11. The argument of Smt. Suvarna Kurnari that documentary evidence produced by her client is sufficient to establish that on the date of selection, he was a resident of the State of Gujarat sounds attractive but lacks merit. At the cost of repetition, I consider it apposite to mention that till 1983, the petitioner was a native of Uttar Pradesh and passed 10th class examination from a school situated in District Ajamgarh. Therefore, on the basis of his alleged stay in the State of Gujarat for five years only, the petitioner could not be treated as domicile of that State.
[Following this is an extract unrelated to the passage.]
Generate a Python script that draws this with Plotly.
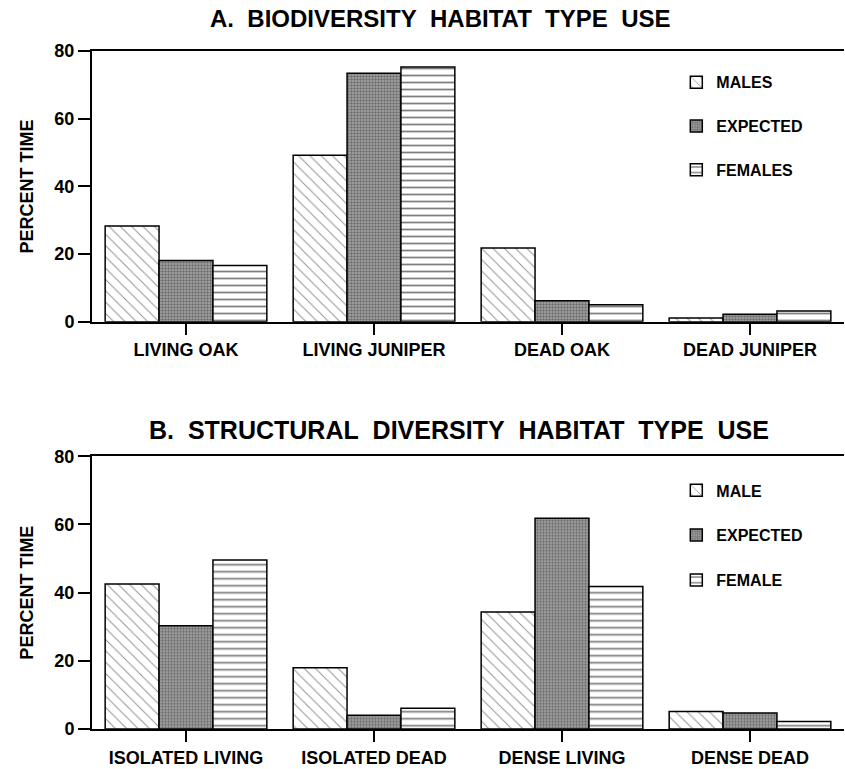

12. Before concluding, I deem it proper to mention that it is neither the pleaded case of the petitioner nor the learned Counsel argued that reports sent by Deputy Commissioner of Police, Special Branch, Ahmedabad City and Additional Commissioner of Police, Special Branch, Ahmedabad City were biased or that the officers concerned had furnished false information regarding the Domicile Certificates. Therefore, there is no valid ground or justification for this Court’s interference with the conclusion recorded by the Enquiry Officer, which was accepted by the Disciplinary Authority that the petitioner had obtained employment by producing fake Domicile Certificate.

13. No other point has been argued.

14. In the result, the writ petition is dismissed

15. As a sequel to dismissal of the writ petition WPMP No. 20979 of 1998 filed by the petitioner for interim relief is also dismissed.